Siamo dentro l’era dei beni comuni. Tuttavia, non disponiamo ancora di una vera e propria teoria economica di beni comuni e, soprattutto, non abbiamo ancora elaborato le categorie di pensiero che ci permettano di affrontare il vero nodo della questione: come si governano i beni comuni? In che modo un corretto governo dei beni comuni può aiutarci a proteggere i territori dalla violenza del cambiamento climatico?
Ne hanno discusso, nel corso della 6ª edizione del Festival Nazionale dell’Economia Civile, Andrea Rinaldo (Professore Costruzioni idrauliche all’Università di Padova e direttore del laboratorio di Ecoidrologia della Scuola politecnica federale di Losanna – EPFL), Gianluca Galletti (Presidente Emil Banca e UCID) e Agostino Miozzo (Responsabile del progetto Accoglienza per il Giubileo).
Per Rinaldo «Ogni proiezione ambientale e climatica che abbiamo a disposizione ci prospetta situazioni drammatiche sotto ogni punto di vista, che possiamo anche toccare con mano: siccità alternata a precipitazioni fuori dal comune, innalzamenti repentini di temperature, scioglimento di calotte glaciali con conseguente innalzamento del livello del mare. Il primo pensiero da superare è quello che vuole il pianeta come una merce, ogni elemento naturale come un prodotto sottoposto alla legge del mercato e dunque valutabile in termini economici».
Galletti ha dichiarato: «Oggi si investe più in armi che nella lotta ai cambiamenti climatici. L’accordo di Parigi si basa sulla mitigazione, su cui ben poco è stato fatto e si sta facendo, e sull’adattamento, ovvero quello relativo alla preparazione del territorio agli sconvolgimenti ormai inevitabili e imminenti. È ruolo della politica avviare un processo di questo genere».

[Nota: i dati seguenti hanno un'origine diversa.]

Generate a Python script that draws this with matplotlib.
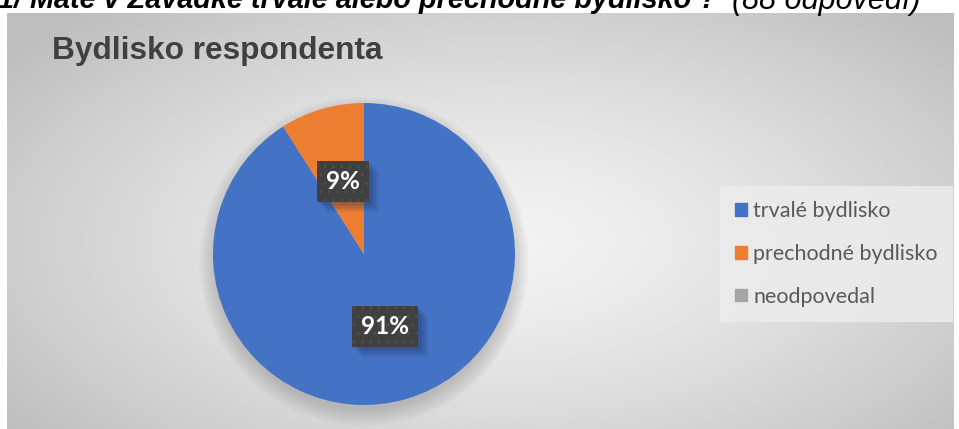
import matplotlib.pyplot as plt
import matplotlib.patches as mpatches
import matplotlib.patheffects as pe
import numpy as np

# data
categories = ['trvalé bydlisko', 'prechodné bydlisko', 'neodpovedal']
shares = [91, 9, 0]
colors = ['#4472C4', '#ED7D31', '#A5A5A5']
title = 'Bydlisko respondenta'
question = '1/ Máte v Závadke trvalé alebo prechodné bydlisko ?'
answers_note = '(88 odpovedí)'

W, H = 959, 429
fig = plt.figure(figsize=(W / 100, H / 100), dpi=100)
fig.patch.set_facecolor('white')

# chart area with radial grey gradient
bg = fig.add_axes([7 / W, 0, (954 - 7) / W, (H - 13) / H])
bg.set_axis_off()
yy, xx = np.mgrid[0:1:300j, 0:1:600j]
r = np.sqrt(((xx - 0.52) / 0.75) ** 2 + ((yy - 0.55) / 0.85) ** 2)
grad = np.clip(0.95 - 0.25 * r ** 1.4, 0.74, 0.95)
bg.imshow(grad, cmap='gray', vmin=0, vmax=1, aspect='auto', extent=[0, 1, 0, 1])

# question text, top part clipped by the figure edge as in the source
base_y = 1 - 8.5 / H
qt = fig.text(-2 / W, base_y, question, fontsize=20.8, fontweight='bold',
              fontstyle='italic', family='Liberation Sans', va='baseline')
fig.canvas.draw()
bb = qt.get_window_extent()
fig.text((bb.x1 + 15) / W, base_y, answers_note, fontsize=22,
         fontstyle='italic', family='Liberation Sans', va='baseline')

fig.text(52 / W, 1 - 59 / H, title, fontsize=22.8, fontweight='bold',
         color='#404040', family='Liberation Sans', va='baseline')

# pie
ax = fig.add_axes([213 / W, (H - 405) / H, 302 / W, 302 / H])

# soft shadow under pie
for k in range(12):
    ax.add_patch(mpatches.Circle((0.0, -0.05), 0.98 + k * 0.01, color='#808080',
                                 alpha=0.035, lw=0, zorder=0, clip_on=False))

label_size = 17.5
wedges, _, autotexts = ax.pie(shares, colors=colors, startangle=90, counterclock=False,
                              radius=1.0, autopct=lambda p: '%d%%' % round(p) if p > 0 else '',
                              pctdistance=0.5, wedgeprops=dict(linewidth=0),
                              textprops=dict(color='white', fontsize=label_size,
                                             fontweight='bold', family='Lato'))
ax.set_xlim(-1, 1)
ax.set_ylim(-1, 1)
ax.set_axis_off()
ax.set_aspect('equal')

# blurred-looking shadow: several faint offset copies
shadow_fx = [pe.withSimplePatchShadow(offset=(d, -d), shadow_rgbFace='#1a2a50', alpha=0.07)
             for d in (1, 2, 3, 4, 5, 6, 7)]

for w in wedges:
    w.set_zorder(2)
for t, v in zip(autotexts, shares):
    if not t.get_text():
        continue
    x, y = t.get_position()
    # shadow box underneath
    sh = ax.text(x, y, t.get_text(), ha='center', va='center', fontsize=label_size,
                 fontweight='bold', family='Lato', color='none', zorder=4)
    sh.set_bbox(dict(boxstyle='square,pad=0.37', facecolor='#404040', linewidth=0))
    sh.get_bbox_patch().set_path_effects(shadow_fx)
    t.set_zorder(5)
    t.set_bbox(dict(boxstyle='square,pad=0.37', facecolor='#404040', edgecolor='#4e4e4e',
                    hatch='..', linewidth=0))

handles = [mpatches.Patch(color=c, label=l) for c, l in zip(colors, categories)]
leg = fig.legend(handles=handles, loc='center left', bbox_to_anchor=(720 / W, 1 - 254 / H),
                 frameon=True, fancybox=False, handlelength=0.55, handleheight=0.55,
                 handletextpad=0.3, labelspacing=1.05, borderpad=0.7, borderaxespad=0,
                 prop=dict(family='Lato', size=15.5))
leg.get_frame().set_facecolor('#ebebeb')
leg.get_frame().set_edgecolor('none')
leg.get_frame().set_alpha(0.9)
for txt in leg.get_texts():
    txt.set_color('#595959')

fig.savefig('out.png', dpi=100)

Miozzo ha detto: «L’uomo non si preoccupa più della natura. Lo vediamo quando in maniera irresponsabile non si cura in alcun modo delle risorse che consuma, della poca attenzione che dedica alla manutenzione dell’ambiente. Un termine oggi troppo abusato, che abbiamo sentito miliardi e miliardi di volte, è prevenzione. La prevenzione non è amata dai politici perché non porta a vincere le elezioni, quindi ciò che manca è una reale coscienza della sua vera importanza».